As IEP season is upon us, parents of children with special needs are reminded of the need to understand how to utilize the “Stay Put” provision in the IDEA.   This provision is intended to protect a child from being jerked back and forth between one educational program or placement and another during disputes between the Parents and their School Districts.   The provision provides that, unless the Parents and the District otherwise agree, the placement in the last existing IEP shall remain the same during any disputes unless and util those disputes are resolved or concluded.

This right is very important if your dispute involves the District taking important services away from your child, or is trying to move your child to a different placement over your objection.  For example, if the District decides at an IEP meeting to remove your child’s 1:1 aide on the grounds that they don’t believe he needs an aide anymore, and you disagree, the District will have to continue to provide the aide while the parties litigate the dispute if the Parent properly invokes “stay put.”  Absent this right, your child could lose critical services during the dispute, or be sent to an inappropriate placement during the dispute, and return only after the dispute was litigated to completion.  This back and forth of services or placement is what the provision was designed to eliminate.

If the dispute instead is about the Parent’s belief that more services are required then are in the current IEP, the “stay put” provision is not something the Parents need to invoke, because there is no back and forth to which the Child will be subjected.

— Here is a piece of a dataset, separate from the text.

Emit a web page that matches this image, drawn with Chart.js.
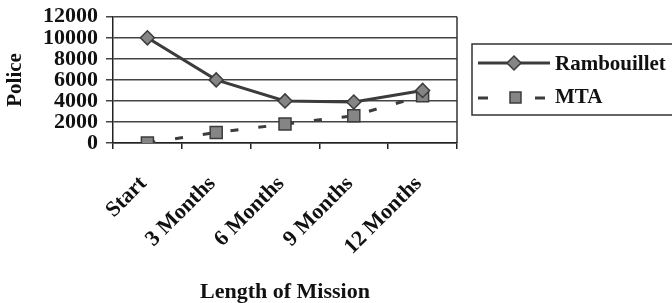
<!DOCTYPE html>
<html>
<head>
<meta charset="utf-8">
<script src="https://cdn.jsdelivr.net/npm/chart.js@4"></script>
<style>
  html, body { margin: 0; padding: 0; background: #fff; }
  #wrap { width: 672px; height: 303px; }
</style>
</head>
<body>
<div id="wrap"><canvas id="missionChart" width="672" height="303"></canvas></div>
<script>
var categories = ['Start', '3 Months', '6 Months', '9 Months', '12 Months'];
var rambouillet = [10000, 6000, 4000, 3900, 5000];
var mta = [0, 1000, 1800, 2600, 4500];
var yTicks = [0, 2000, 4000, 6000, 8000, 10000, 12000];

var serif = '"Liberation Serif", "Times New Roman", serif';

// cadre droit + légende encadrée
var framePlugin = {
    id: 'frame',
    afterDraw: function (chart) {
        var ctx = chart.ctx;
        var a = chart.chartArea;
        ctx.save();
        ctx.strokeStyle = '#333';
        ctx.lineWidth = 1.5;
        ctx.beginPath();
        ctx.moveTo(a.right, a.top);
        ctx.lineTo(a.right, a.bottom);
        ctx.stroke();

        // légende
        ctx.strokeRect(472, 44, 220, 71);

        var ds0 = chart.data.datasets[0];
        var ds1 = chart.data.datasets[1];
        var y1 = 63, y2 = 98;

        ctx.strokeStyle = ds0.borderColor;
        ctx.lineWidth = 3;
        ctx.beginPath();
        ctx.moveTo(478, y1);
        ctx.lineTo(550, y1);
        ctx.stroke();
        ctx.fillStyle = ds0.pointBackgroundColor;
        ctx.strokeStyle = ds0.pointBorderColor;
        ctx.lineWidth = 1.5;
        ctx.beginPath();
        ctx.moveTo(514, y1 - 7);
        ctx.lineTo(521, y1);
        ctx.lineTo(514, y1 + 7);
        ctx.lineTo(507, y1);
        ctx.closePath();
        ctx.fill();
        ctx.stroke();

        ctx.strokeStyle = ds1.borderColor;
        ctx.lineWidth = 3;
        ctx.beginPath();
        ctx.moveTo(478, y2); ctx.lineTo(488, y2);
        ctx.moveTo(535, y2); ctx.lineTo(545, y2);
        ctx.stroke();
        ctx.fillStyle = ds1.pointBackgroundColor;
        ctx.strokeStyle = ds1.pointBorderColor;
        ctx.lineWidth = 1.5;
        ctx.fillRect(510, y2 - 6, 11, 11);
        ctx.strokeRect(510, y2 - 6, 11, 11);

        ctx.fillStyle = '#111';
        ctx.font = 'bold 21px ' + serif;
        ctx.textBaseline = 'middle';
        ctx.textAlign = 'left';
        ctx.fillText(ds0.label, 555, y1 + 2);
        ctx.fillText(ds1.label, 555, y2);
        ctx.restore();
    }
};

var ctx = document.getElementById('missionChart').getContext('2d');
var missionChart = new Chart(ctx, {
    type: 'line',
    data: {
        labels: categories,
        datasets: [{
            label: 'Rambouillet',
            data: rambouillet,
            borderColor: '#3c3c3c',
            borderWidth: 3,
            pointStyle: 'rectRot',
            pointRadius: 7,
            pointBackgroundColor: '#858585',
            pointBorderColor: '#3c3c3c',
            pointBorderWidth: 1.5,
            tension: 0,
            fill: false
        }, {
            label: 'MTA',
            data: mta,
            borderColor: '#3c3c3c',
            borderWidth: 3,
            borderDash: [8, 20],
            pointStyle: 'rect',
            pointRadius: 8.5,
            pointBackgroundColor: '#858585',
            pointBorderColor: '#3c3c3c',
            pointBorderWidth: 1.5,
            tension: 0,
            fill: false
        }]
    },
    options: {
        responsive: false,
        animation: false,
        devicePixelRatio: 1,
        layout: { padding: { top: 15, right: 215, bottom: 0, left: 0 } },
        plugins: {
            legend: { display: false },
            tooltip: { enabled: false }
        },
        scales: {
            x: {
                offset: true,
                afterFit: function (s) { s.height = 160; },
                grid: { display: true, offset: true, drawOnChartArea: false, drawTicks: true, tickLength: 6, color: '#222', lineWidth: 1.5 },
                border: { color: '#222', width: 1.5 },
                ticks: {
                    autoSkip: false, maxRotation: 45, minRotation: 45, padding: 22, labelOffset: -4,
                    color: '#111', font: { family: serif, size: 22, weight: 'bold' }
                },
                title: {
                    display: true, text: 'Length of Mission', color: '#111',
                    font: { family: serif, size: 22, weight: 'bold' },
                    padding: { top: 0, bottom: -3 }
                }
            },
            y: {
                min: 0, max: 12000,
                afterFit: function (s) { s.width = 113; },
                afterBuildTicks: function (s) { s.ticks = yTicks.map(function (v) { return { value: v }; }); },
                grid: { color: '#444', lineWidth: 1.5, tickLength: 7 },
                border: { color: '#222', width: 1.5 },
                ticks: {
                    autoSkip: false, padding: 8, color: '#111',
                    font: { family: serif, size: 22, weight: 'bold', lineHeight: 0.8 },
                    callback: function (v) { return String(v); }
                },
                title: {
                    display: true, text: 'Police', color: '#111',
                    font: { family: serif, size: 21, weight: 'bold' },
                    padding: { top: 3, bottom: 0 }
                }
            }
        }
    },
    plugins: [framePlugin]
});
</script>
</body>
</html>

The only way Parents can properly invoke the child’s “stay put” right is to file for mediation or due process within 15 days (in New Jersey) of their receipt of the new proposed IEP from the District which has removed the services at issue, or is placing the child elsewhere.   The reason the 15 day limit is important, is because after 15 days — even if the Parents do not sign the new proposed IEP — the new IEP goes into effect.  In that event, any “stay put” rights in any subsequent filing for mediation or Due Process will relate to the new IEP, because the new IEP will then be the last existing IEP.   If you are even one day late with your filing, your child may lose the right to “stay put.”

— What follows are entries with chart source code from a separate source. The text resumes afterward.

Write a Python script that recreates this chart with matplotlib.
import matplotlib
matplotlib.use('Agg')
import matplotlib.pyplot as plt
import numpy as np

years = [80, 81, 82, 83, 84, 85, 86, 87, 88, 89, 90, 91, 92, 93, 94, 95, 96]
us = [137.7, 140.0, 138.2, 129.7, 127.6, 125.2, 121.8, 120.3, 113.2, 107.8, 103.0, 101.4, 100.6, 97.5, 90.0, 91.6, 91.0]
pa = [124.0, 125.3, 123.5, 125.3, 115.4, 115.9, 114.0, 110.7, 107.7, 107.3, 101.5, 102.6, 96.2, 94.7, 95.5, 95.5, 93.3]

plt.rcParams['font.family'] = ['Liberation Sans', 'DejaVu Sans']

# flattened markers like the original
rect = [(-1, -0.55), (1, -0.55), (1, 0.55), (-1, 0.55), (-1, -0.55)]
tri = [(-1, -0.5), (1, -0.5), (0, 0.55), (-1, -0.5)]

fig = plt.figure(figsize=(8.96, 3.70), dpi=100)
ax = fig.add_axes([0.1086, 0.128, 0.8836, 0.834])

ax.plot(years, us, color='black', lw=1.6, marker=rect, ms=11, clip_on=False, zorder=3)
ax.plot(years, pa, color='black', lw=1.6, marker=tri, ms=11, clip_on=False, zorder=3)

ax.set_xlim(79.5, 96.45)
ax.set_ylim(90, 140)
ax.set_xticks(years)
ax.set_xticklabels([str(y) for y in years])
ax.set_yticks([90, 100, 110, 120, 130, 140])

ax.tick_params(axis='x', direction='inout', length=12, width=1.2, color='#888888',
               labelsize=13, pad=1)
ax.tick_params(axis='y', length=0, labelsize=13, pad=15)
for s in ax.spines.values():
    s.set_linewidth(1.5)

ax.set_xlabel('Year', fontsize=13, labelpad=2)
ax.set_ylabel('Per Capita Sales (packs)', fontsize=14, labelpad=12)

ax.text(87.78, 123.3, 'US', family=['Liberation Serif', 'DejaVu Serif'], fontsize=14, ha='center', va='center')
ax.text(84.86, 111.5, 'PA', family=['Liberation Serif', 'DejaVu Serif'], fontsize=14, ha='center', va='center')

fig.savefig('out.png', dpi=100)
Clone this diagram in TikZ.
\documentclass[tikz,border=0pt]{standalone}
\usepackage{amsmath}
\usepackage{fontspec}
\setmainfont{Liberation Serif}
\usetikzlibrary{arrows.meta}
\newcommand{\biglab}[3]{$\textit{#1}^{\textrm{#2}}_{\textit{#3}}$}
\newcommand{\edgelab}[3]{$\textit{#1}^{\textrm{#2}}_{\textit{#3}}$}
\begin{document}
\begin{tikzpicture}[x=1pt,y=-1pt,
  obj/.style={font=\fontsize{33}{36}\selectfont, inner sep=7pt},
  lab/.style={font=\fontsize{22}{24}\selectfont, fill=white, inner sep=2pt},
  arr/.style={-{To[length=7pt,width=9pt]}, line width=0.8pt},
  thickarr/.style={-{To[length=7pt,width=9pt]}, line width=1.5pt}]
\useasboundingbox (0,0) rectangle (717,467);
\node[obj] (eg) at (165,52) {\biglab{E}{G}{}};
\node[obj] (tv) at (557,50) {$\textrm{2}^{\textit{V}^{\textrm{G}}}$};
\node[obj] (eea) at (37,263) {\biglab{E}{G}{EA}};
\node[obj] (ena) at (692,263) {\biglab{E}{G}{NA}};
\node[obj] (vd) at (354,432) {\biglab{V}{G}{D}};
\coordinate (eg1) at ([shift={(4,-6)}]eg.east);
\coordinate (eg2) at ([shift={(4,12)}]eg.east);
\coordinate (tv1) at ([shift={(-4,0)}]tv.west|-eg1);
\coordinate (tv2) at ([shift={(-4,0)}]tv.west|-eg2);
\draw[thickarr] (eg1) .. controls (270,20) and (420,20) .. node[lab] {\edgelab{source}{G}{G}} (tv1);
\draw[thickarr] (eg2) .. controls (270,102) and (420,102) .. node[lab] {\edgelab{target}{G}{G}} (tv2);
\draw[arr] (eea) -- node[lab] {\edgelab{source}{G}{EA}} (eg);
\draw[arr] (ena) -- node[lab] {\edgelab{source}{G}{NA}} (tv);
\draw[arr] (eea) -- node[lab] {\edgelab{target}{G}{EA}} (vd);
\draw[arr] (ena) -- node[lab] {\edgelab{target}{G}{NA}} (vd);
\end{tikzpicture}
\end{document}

Thus, if you desire “stay put,” you must file for mediation or Due Process within the 15 day window.  If your issues do not require “stay put,” you can file for mediation or Due Process at any time.  The 15 day window does not bar you from filing at any later date.

Once invoked, the right to “stay put” continues in place even through any appeal process.  Thus, if the Parents win or lose at Due Process, the services continue if either party appeals that decision to a state or federal Court.  The same applies if either party appeals from that level court to the next higher appellate Court, and even through the Supreme Court of the United States.

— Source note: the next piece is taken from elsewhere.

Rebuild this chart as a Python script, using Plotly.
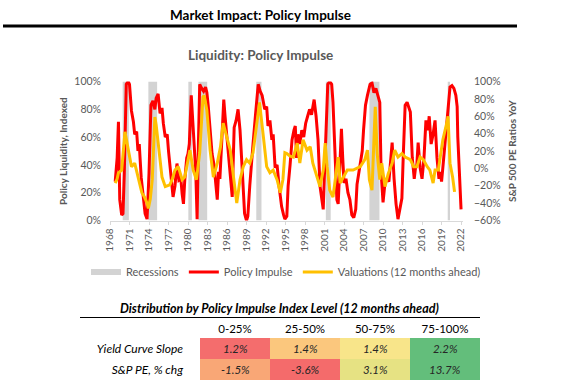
import plotly.graph_objects as go

W, H = 576, 388

# ---------------- data ----------------
red_t = [1968.8,1969.1,1969.3,1969.5,1969.8,1970.0,1970.2,1970.5,1970.8,1971.0,1971.3,1971.6,1971.8,1972.1,1972.3,1972.5,1972.8,1973.1,1973.4,1973.7,
         1974.0,1974.3,1974.6,1974.9,1975.1,1975.4,1975.7,1976.0,1976.2,1976.5,1976.8,1977.0,1977.4,1977.7,1978.0,1978.3,1978.6,1978.9,1979.1,1979.3,
         1979.5,1979.8,1980.0,1980.2,1980.5,1980.8,1981.0,1981.2,1981.4,1981.6,1981.8,1982.1,1982.4,1982.7,1982.9,1983.1,1983.4,1983.7,1984.0,1984.2,
         1984.5,1984.7,1984.9,1985.2,1985.5,1985.7,1986.0,1986.3,1986.5,1986.8,1987.1,1987.4,1987.7,1988.0,1988.3,1988.5,1988.7,1989.0,1989.2,1989.5,
         1989.8,1990.0,1990.4,1990.8,1991.1,1991.4,1991.8,1992.1,1992.3,1992.6,1992.9,1993.1,1993.4,1993.7,1994.0,1994.4,1994.7,1994.9,1995.2,1995.4,
         1995.7,1996.0,1996.3,1996.5,1996.7,1996.9,1997.2,1997.5,1997.8,1998.1,1998.4,1998.7,1999.0,1999.4,1999.7,2000.0,2000.3,2000.6,2000.8,2001.0,
         2001.3,2001.5,2001.8,2002.1,2002.3,2002.6,2002.9,2003.1,2003.3,2003.6,2003.8,2004.0,2004.3,2004.6,2004.9,2005.2,2005.5,2005.8,2006.0,2006.4,
         2006.8,2007.0,2007.3,2007.6,2008.0,2008.3,2008.6,2008.9,2009.2,2009.5,2009.7,2010.0,2010.3,2010.6,2010.9,2011.2,2011.4,2011.7,2012.0,2012.3,
         2012.6,2012.9,2013.1,2013.4,2013.7,2014.0,2014.2,2014.5,2014.8,2015.0,2015.2,2015.4,2015.7,2016.0,2016.3,2016.6,2016.9,2017.1,2017.4,2017.7,
         2018.0,2018.3,2018.6,2018.8,2019.0,2019.2,2019.5,2019.8,2020.0,2020.3,2020.6,2020.9,2021.2,2021.4,2021.5,2021.7,2021.9,2022.0]
red_v = [0.28,0.45,0.71,0.15,0.04,0.05,0.34,0.98,1.00,0.98,0.79,0.71,0.62,0.64,0.50,0.55,0.31,0.17,0.05,0.01,
         0.34,0.83,0.86,0.80,0.88,0.91,0.77,0.81,0.70,0.60,0.62,0.50,0.31,0.17,0.25,0.41,0.29,0.30,0.19,0.12,
         0.29,0.45,0.48,0.55,0.90,0.60,0.50,0.34,0.01,0.55,0.98,0.95,0.93,0.96,0.92,0.83,0.65,0.48,0.40,0.29,
         0.15,0.35,0.30,0.58,0.87,0.75,0.58,0.45,0.29,0.17,0.67,0.72,0.80,0.65,0.40,0.20,0.05,0.00,0.03,0.25,
         0.45,0.55,0.77,0.98,0.93,0.90,0.80,0.82,0.68,0.72,0.58,0.62,0.38,0.40,0.25,0.10,0.04,0.01,0.03,0.25,
         0.40,0.58,0.65,0.68,0.45,0.62,0.55,0.65,0.60,0.70,0.75,0.80,0.76,0.87,0.75,0.58,0.25,0.12,0.08,0.35,
         0.80,0.98,1.00,0.98,0.85,0.50,0.15,0.12,0.40,0.66,0.45,0.27,0.30,0.20,0.15,0.04,0.02,0.08,0.26,0.40,
         0.50,0.65,0.83,0.90,0.98,0.99,0.92,0.95,0.90,0.85,0.35,0.13,0.27,0.30,0.28,0.45,0.56,0.30,0.12,0.01,
         0.10,0.16,0.45,0.83,0.85,0.80,0.78,0.45,0.30,0.38,0.40,0.56,0.38,0.30,0.45,0.72,0.65,0.75,0.55,0.62,
         0.72,0.45,0.30,0.35,0.28,0.38,0.55,0.66,0.80,0.96,0.97,0.95,0.90,0.82,0.60,0.35,0.15,0.08]

val_t = [1968.8,1969.1,1969.3,1969.8,1970.3,1970.8,1971.1,1971.3,1971.8,1972.3,1972.9,1973.3,1973.7,1973.9,1974.2,1974.5,1974.9,1975.1,1975.4,1975.7,
         1976.0,1976.5,1977.2,1977.6,1978.0,1978.5,1978.8,1979.1,1979.5,1979.9,1980.3,1980.8,1981.3,1981.8,1982.3,1982.5,1982.9,1983.4,1983.9,1984.5,
         1985.0,1985.4,1986.0,1986.5,1987.0,1987.5,1988.0,1988.5,1989.0,1989.5,1990.0,1990.6,1991.0,1991.6,1992.1,1992.6,1993.1,1993.7,1994.2,1994.6,
         1994.9,1995.2,1995.7,1996.2,1996.8,1997.2,1997.7,1998.3,1998.8,1999.2,1999.8,2000.3,2000.8,2001.1,2001.4,2001.8,2002.3,2002.9,2003.1,2003.4,
         2003.9,2004.5,2005.4,2006.5,2007.2,2007.6,2007.9,2008.3,2008.8,2009.1,2009.5,2009.8,2010.3,2010.8,2011.4,2011.8,2012.3,2012.9,2013.4,2014.2,
         2014.7,2015.2,2015.7,2016.2,2016.8,2017.2,2017.7,2018.0,2018.5,2018.8,2019.2,2019.8,2020.0,2020.3,2020.7,2021.0]
val_v = [-0.17,-0.12,-0.05,-0.02,0.42,0.21,0.10,0.02,0.06,-0.10,-0.28,-0.33,-0.40,-0.46,-0.35,-0.13,0.59,0.50,0.29,0.10,
         -0.10,-0.21,-0.19,-0.12,-0.02,0.02,-0.05,-0.13,-0.10,0.05,0.21,-0.02,-0.13,0.18,0.82,0.84,0.67,0.21,-0.10,0.06,
         0.25,0.52,0.36,0.21,-0.10,-0.40,-0.13,0.02,0.10,0.06,0.18,0.56,0.76,0.36,0.02,-0.05,-0.02,-0.13,-0.28,-0.13,
         0.18,0.17,0.14,0.13,0.29,0.06,0.33,0.21,0.25,0.06,-0.10,-0.21,-0.02,0.29,0.02,-0.25,-0.33,0.02,0.13,-0.17,
         -0.10,-0.02,-0.02,0.02,0.10,0.21,-0.13,-0.25,0.71,0.17,-0.13,0.06,-0.21,-0.06,0.06,0.21,0.13,0.17,0.13,0.10,
         0.02,0.02,0.13,0.10,0.02,-0.02,-0.17,-0.02,-0.02,0.13,0.33,0.52,0.60,0.06,-0.10,-0.27]

rec_start = [1969.95, 1973.9, 1980.05, 1981.6, 1990.5, 2001.2, 2007.9, 2019.95]
rec_end   = [1970.9, 1975.25, 1980.6, 1982.95, 1991.3, 2001.95, 2009.45, 2020.3]

year_ticks = list(range(1968, 2023, 3))
left_ticks = [0, 0.2, 0.4, 0.6, 0.8, 1.0]
right_ticks = [-0.6, -0.4, -0.2, 0, 0.2, 0.4, 0.6, 0.8, 1.0]

tbl_cols = ["0-25%", "25-50%", "50-75%", "75-100%"]
tbl_rows = ["Yield Curve Slope", "S&P PE, % chg"]
tbl_vals = [["1.2%", "1.4%", "1.4%", "2.2%"],
            ["-1.5%", "-3.6%", "3.1%", "13.7%"]]
tbl_colors = [["#F46D6D", "#FBC77D", "#F8E58A", "#63BE7B"],
              ["#F9A776", "#F46B6B", "#E6E283", "#63BE7B"]]

FONT = "Lato, 'Open Sans', sans-serif"
GREY = "#595959"

def px(x):
    return x / W

def py(y):
    return 1 - y / H

# ---------------- figure ----------------
fig = go.Figure()

# recessions as rectangles
rx, ry = [], []
for s, e in zip(rec_start, rec_end):
    rx += [s, e, e, s, s, None]
    ry += [0, 0, 1, 1, 0, None]
fig.add_trace(go.Scatter(x=rx, y=ry, fill="toself", mode="none",
                         fillcolor="#D3D3D3", name="Recessions", hoverinfo="skip"))

fig.add_trace(go.Scatter(x=red_t, y=red_v, mode="lines", name="Policy Impulse",
                         line=dict(color="#FF0000", width=3)))
fig.add_trace(go.Scatter(x=val_t, y=val_v, mode="lines", name="Valuations (12 months ahead)",
                         line=dict(color="#FFC000", width=3), yaxis="y2"))

# table as a heatmap with one colour per cell
nr, nc = len(tbl_rows), len(tbl_cols)
flat_colors = [c for row in tbl_colors for c in row]
n = len(flat_colors)
cscale = []
for k, c in enumerate(flat_colors):
    cscale.append([k / n, c])
    cscale.append([(k + 1) / n, c])
z = [[i * nc + j for j in range(nc)] for i in range(nr)]
fig.add_trace(go.Heatmap(z=z, x=list(range(nc)), y=list(range(nr)),
                         colorscale=cscale, zmin=-0.5, zmax=n - 0.5,
                         showscale=False, hoverinfo="skip", xaxis="x2", yaxis="y3"))

def ann(text, x, y, size, color, angle=0):
    return dict(text=text, x=px(x), y=py(y), xref="paper", yref="paper",
                xanchor="center", yanchor="middle", showarrow=False,
                textangle=angle, font=dict(size=size, color=color))

annotations = [
    ann("<b>Market Impact: Policy Impulse</b>", 260, 15, 13.5, "black"),
    ann("<b>Liquidity: Policy Impulse</b>", 260, 55, 13.5, GREY),
    ann("<b>Policy Liquidity, Indexed</b>", 63, 151, 10, GREY, -90),
    ann("<b>S&P 500 PE Ratios YoY</b>", 512, 151, 10, GREY, -90),
    ann("<b><i>Distribution by Policy Impulse Index Level (12 months ahead)</i></b>", 279, 308, 12.5, "black"),
]
for i in range(nr):
    for j in range(nc):
        annotations.append(dict(text=f"<i>{tbl_vals[i][j]}</i>", x=j, y=i, xref="x2", yref="y3",
                                showarrow=False, xanchor="center", yanchor="middle",
                                font=dict(size=11.5, color="#262626")))

fig.update_layout(
    width=W, height=H,
    margin=dict(l=0, r=0, t=0, b=0, pad=0, autoexpand=False),
    paper_bgcolor="white", plot_bgcolor="white",
    font=dict(family=FONT, color=GREY),
    showlegend=True,
    legend=dict(orientation="h", x=px(86), y=py(272), yanchor="middle", xanchor="left",
                font=dict(size=11, color=GREY), itemwidth=30, traceorder="normal",
                bgcolor="rgba(0,0,0,0)"),
    xaxis=dict(domain=[px(110), px(463)], range=[1968, 2022.3], automargin=False,
               tickvals=year_ticks, ticktext=[str(y) for y in year_ticks],
               tickangle=-90, tickfont=dict(size=10, color=GREY),
               showgrid=False, zeroline=False, showline=True, linecolor="#D9D9D9",
               ticks="outside", ticklen=3, tickcolor="#D9D9D9"),
    yaxis=dict(domain=[py(220.5), py(81.5)], range=[0, 1], automargin=False,
               tickvals=left_ticks, tickformat=".0%",
               tickfont=dict(size=10.5, color=GREY), showgrid=False, zeroline=False,
               showline=False, ticks="", ticklabelstandoff=8),
    yaxis2=dict(overlaying="y", side="right", range=[-0.6, 1.0], automargin=False,
                tickvals=right_ticks, tickformat=".0%",
                tickfont=dict(size=10.5, color=GREY), showgrid=False, zeroline=False,
                showline=False, ticks="", ticklabelstandoff=10),
    xaxis2=dict(anchor="y3", domain=[px(200), px(480)], range=[-0.5, nc - 0.5], side="top",
                automargin=False, tickvals=list(range(nc)), ticktext=tbl_cols,
                tickfont=dict(size=11.5, color="black"), showgrid=False, zeroline=False,
                showline=False, ticks="", ticklabelstandoff=2, fixedrange=True),
    yaxis3=dict(anchor="x2", domain=[py(380), py(338)], range=[nr - 0.5, -0.5],
                automargin=False, tickvals=list(range(nr)),
                ticktext=[f"<i>{r}</i>" for r in tbl_rows],
                tickfont=dict(size=12, color="black"), showgrid=False, zeroline=False,
                showline=False, ticks="", ticklabelstandoff=16, fixedrange=True),
    annotations=annotations,
    shapes=[
        dict(type="line", xref="paper", yref="paper", x0=px(3), x1=px(517), y0=py(26), y1=py(26),
             line=dict(color="black", width=3)),
        dict(type="line", xref="paper", yref="paper", x0=px(80), x1=px(480), y0=py(317.5), y1=py(317.5),
             line=dict(color="black", width=1)),
    ],
)

fig.write_html("out.html", config={"displayModeBar": False},
               post_script="document.body.style.margin='0';document.body.style.overflow='hidden';")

This latter application of “stay put” throughout the appellate process is however currently under challenge by school districts before the United States Supreme Court in a case known as Ridley Sch. Dist. v. M.R., Dckt # 13-1547.  School board associations from around the country have filed briefs, arguing that “stay put” should end at the first trial level and not apply to appeals because otherwise it encourages parents to unreasonably drag out legal proceedings for the purpose of squeezing some extra services out of the District.

The Boards fail to point out, however, that the opposite is true — that absent “stay put” many Parents would abandon their claims if they lost on the first level regardless of the merits in an effort to spare the Child the back-and-forth disruption that could be forced upon their Child.  Under the view of the School Boards, a Child could be moved out of her placement if the parent loses on the first level but appeals, and then put back into the pre-existing placement if the parent prevails on appeal, removed again if the District wins on appeal on the next level, and returned yet again to the initial program if the Parent goes all the way to the Supreme Court and wins.  This kind of disruption could be devastating to fragile special needs children already struggling to learn, and is exactly what the provision is intended to prevent.  The school boards forget that the provision is in place for the Child’s protection, not for the parents or for school districts.

The US Solicitor’s General Office recently weighed in with a brief of its own – arguing that “stay put” has to apply throughout all appeals because the language of the provision refers to “concluded” and “resolved” and that no dispute can be said to be concluded if parities file appeals.  You can keep an eye on that case via this link, which will even allow you to review the briefs if you so choose:  http://www.scotusblog.com/case-files/cases/ridley-school-district-v-m-r-as-parents-of-e-r-a-minor/

Stay strong at those IEP meetings.  Knowing your rights is your best source of strength.